This time of year, you can hardly walk along a downtown Minneapolis street without running into a food truck.
When the city passed an ordinance easing restrictions on these mobile restaurants the food truck phenomenon took off.
But the restaurants themselves aren’t the only ones seeing a boost.
Where most people see an old school bus, Zack Rethlake and Jessi Knudson see potential.
Rethlake and Knudson are planning to take their business, Fro-Yo Soul, to the streets, and over the next several weeks the shell of metal and wheels will be transformed into its headquarters.
“I think we just, we wanted to be mobile, kind of change our scenery every day, go to where people want our products,” Knudson said.
But they can’t do it alone.
To build their food truck, Rethlake and Knudson turned to Mark Palm of Chameleon Concessions.
Palms’s company has been a big part of the food truck boom.
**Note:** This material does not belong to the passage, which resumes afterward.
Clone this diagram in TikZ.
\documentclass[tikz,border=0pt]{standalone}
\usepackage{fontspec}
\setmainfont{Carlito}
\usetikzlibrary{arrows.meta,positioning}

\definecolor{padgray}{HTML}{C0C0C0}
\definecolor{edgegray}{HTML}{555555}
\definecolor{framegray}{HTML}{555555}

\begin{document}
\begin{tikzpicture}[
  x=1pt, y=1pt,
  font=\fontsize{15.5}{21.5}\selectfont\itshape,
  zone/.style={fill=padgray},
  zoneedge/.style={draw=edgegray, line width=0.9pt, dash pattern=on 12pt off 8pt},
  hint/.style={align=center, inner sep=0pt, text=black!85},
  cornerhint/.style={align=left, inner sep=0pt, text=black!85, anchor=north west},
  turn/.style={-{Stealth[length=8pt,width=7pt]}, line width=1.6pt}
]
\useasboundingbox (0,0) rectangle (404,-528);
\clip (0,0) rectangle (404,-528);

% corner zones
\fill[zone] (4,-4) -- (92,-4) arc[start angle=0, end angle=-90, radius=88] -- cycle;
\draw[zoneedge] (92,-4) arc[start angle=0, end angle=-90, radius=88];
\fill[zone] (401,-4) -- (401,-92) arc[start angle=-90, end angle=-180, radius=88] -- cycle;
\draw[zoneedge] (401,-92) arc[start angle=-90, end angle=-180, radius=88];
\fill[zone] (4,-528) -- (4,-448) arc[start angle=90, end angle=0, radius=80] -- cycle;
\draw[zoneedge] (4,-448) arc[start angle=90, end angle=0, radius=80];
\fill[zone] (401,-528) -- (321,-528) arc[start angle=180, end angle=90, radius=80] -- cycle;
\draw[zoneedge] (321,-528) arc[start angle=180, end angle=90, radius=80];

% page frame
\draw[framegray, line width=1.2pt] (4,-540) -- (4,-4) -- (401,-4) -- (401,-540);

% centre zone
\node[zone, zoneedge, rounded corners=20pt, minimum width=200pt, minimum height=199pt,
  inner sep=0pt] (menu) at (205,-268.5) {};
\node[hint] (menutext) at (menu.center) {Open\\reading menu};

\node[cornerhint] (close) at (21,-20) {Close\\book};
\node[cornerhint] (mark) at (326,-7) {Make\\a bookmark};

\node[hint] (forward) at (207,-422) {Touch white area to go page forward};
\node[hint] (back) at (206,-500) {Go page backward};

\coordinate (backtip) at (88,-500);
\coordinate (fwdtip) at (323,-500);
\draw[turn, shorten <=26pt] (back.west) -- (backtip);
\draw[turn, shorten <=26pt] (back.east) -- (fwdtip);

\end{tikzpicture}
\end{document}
Over the past three years, he’s seen a 40 percent increase in business and there’s always new work.
“We’re busy every single day from building new trucks to revamping trucks that come from other states,” Palm said.
Every order starts the same.
Palm is given a vehicle to work with and must overcome obstacles of each to put in the necessary kitchen supplies.
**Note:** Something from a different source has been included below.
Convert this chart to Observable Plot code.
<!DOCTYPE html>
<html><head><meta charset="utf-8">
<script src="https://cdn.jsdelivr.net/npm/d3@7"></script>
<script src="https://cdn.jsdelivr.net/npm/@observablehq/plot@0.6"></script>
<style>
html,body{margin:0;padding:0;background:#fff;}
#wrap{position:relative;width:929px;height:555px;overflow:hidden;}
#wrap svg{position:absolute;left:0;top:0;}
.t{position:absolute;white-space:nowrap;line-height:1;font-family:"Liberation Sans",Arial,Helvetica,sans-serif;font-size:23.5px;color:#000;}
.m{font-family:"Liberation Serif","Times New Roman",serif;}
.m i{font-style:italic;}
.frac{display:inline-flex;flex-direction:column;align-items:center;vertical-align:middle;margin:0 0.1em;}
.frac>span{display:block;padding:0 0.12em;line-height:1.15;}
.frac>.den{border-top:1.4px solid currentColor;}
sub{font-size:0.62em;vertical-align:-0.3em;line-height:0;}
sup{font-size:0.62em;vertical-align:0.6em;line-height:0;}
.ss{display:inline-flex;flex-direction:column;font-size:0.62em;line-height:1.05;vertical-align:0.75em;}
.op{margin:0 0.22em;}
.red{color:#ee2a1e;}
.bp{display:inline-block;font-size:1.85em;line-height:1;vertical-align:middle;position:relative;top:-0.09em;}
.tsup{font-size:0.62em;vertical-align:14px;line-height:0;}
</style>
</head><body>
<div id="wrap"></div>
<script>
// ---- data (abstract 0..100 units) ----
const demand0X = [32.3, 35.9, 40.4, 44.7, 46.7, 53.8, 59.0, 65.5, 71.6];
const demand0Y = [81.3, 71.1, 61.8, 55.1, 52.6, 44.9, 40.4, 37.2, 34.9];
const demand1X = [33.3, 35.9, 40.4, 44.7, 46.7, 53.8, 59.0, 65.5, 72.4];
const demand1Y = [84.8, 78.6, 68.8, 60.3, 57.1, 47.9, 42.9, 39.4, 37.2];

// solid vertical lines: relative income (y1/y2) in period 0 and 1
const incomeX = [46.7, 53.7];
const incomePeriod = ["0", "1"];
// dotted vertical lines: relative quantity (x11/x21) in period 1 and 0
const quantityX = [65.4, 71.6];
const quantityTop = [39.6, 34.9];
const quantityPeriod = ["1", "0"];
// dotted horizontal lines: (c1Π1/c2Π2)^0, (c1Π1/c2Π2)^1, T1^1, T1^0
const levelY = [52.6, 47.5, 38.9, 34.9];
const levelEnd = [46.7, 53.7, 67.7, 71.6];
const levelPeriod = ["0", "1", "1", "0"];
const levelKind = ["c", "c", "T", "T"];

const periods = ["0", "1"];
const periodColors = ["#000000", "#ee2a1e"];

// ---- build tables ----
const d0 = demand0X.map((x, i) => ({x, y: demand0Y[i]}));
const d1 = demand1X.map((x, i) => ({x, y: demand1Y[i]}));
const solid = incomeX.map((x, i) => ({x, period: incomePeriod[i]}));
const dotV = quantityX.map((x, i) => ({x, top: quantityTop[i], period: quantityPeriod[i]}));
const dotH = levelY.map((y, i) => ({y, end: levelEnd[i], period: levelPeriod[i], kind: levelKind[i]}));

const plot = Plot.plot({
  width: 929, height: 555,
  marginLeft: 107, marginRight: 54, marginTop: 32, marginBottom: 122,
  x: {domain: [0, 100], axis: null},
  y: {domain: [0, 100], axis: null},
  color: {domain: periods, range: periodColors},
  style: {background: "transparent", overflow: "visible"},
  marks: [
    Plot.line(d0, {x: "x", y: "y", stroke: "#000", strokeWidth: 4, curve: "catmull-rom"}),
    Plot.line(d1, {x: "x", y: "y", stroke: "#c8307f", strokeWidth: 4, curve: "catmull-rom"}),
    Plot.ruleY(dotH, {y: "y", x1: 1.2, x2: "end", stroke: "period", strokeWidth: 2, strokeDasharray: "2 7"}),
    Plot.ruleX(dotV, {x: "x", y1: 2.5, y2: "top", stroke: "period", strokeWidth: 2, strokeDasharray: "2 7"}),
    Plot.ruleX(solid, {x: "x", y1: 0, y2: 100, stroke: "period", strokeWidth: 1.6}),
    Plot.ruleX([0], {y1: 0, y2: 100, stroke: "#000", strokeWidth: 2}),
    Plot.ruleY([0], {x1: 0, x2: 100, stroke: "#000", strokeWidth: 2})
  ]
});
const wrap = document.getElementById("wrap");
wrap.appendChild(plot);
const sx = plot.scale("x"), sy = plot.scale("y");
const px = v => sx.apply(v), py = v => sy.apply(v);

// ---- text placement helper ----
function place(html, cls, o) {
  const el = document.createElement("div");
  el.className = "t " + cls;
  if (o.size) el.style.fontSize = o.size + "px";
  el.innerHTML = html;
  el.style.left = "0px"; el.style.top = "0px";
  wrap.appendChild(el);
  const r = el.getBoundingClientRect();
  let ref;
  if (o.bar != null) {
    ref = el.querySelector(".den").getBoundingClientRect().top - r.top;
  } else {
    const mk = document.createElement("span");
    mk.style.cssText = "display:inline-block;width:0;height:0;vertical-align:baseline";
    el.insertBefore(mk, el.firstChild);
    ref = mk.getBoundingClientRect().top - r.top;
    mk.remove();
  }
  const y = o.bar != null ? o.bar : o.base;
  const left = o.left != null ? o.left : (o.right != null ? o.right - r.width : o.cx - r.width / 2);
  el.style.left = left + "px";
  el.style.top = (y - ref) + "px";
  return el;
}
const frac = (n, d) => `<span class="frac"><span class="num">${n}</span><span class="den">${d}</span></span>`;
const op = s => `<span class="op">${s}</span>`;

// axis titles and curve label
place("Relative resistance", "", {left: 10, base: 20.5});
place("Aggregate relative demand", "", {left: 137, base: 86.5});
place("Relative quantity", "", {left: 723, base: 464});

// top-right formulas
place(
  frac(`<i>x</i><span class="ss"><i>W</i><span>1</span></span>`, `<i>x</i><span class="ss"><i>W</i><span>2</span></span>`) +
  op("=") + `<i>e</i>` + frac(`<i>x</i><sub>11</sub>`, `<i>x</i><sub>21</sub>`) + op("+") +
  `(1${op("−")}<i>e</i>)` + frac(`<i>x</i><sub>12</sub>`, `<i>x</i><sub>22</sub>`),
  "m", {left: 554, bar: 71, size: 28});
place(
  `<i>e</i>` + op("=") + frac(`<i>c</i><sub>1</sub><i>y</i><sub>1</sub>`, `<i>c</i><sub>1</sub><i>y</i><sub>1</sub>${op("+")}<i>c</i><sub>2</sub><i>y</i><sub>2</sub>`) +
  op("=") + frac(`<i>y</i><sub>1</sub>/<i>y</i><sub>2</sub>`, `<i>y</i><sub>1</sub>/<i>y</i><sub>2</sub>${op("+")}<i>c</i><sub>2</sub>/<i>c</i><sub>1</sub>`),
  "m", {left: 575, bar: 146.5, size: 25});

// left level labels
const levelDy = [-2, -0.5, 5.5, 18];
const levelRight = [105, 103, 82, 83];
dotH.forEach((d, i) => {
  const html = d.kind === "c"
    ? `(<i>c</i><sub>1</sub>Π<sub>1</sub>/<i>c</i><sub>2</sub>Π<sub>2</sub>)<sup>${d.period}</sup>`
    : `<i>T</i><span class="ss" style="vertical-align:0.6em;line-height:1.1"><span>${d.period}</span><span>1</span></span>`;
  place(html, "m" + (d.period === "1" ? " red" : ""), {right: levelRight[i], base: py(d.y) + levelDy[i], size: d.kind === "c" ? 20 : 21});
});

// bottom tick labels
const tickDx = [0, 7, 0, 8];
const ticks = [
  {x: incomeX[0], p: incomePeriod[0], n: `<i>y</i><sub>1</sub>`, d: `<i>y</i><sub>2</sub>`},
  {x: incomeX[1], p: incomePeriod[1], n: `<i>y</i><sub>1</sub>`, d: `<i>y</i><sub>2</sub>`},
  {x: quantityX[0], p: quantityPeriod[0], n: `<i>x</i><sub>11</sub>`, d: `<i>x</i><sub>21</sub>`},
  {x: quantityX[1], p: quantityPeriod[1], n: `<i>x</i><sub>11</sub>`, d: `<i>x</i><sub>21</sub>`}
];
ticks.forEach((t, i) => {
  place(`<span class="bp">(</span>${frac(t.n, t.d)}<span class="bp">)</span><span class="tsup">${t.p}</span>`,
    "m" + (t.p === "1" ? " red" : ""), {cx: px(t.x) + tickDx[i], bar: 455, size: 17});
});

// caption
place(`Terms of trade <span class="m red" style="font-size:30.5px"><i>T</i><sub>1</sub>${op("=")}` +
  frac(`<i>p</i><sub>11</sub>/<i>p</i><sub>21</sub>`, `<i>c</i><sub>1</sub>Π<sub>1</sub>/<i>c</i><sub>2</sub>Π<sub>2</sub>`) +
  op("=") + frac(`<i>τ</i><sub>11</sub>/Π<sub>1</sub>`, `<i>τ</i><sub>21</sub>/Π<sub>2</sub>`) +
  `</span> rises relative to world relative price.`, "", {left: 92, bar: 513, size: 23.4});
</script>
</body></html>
“The trucks all have different shapes, different sizes, different heights, different lengths. So, it’s a challenge to make all the items fit inside,” Palm said.
But the outside is where the trucks get their character.
For a restaurant on wheels, imagination attracts attention and no request is turned down, even unique modes of transportation
Rethlake and Knudson’s bus is a first for Palm, and the newest addition to a growing movement in dining out.
“Fro-Yo Soul” is expected to hit the streets mid-summer.
Meanwhile, the food truck concept has also gone beyond restaurants.
Palm is also making trucks for clothing and barber shops.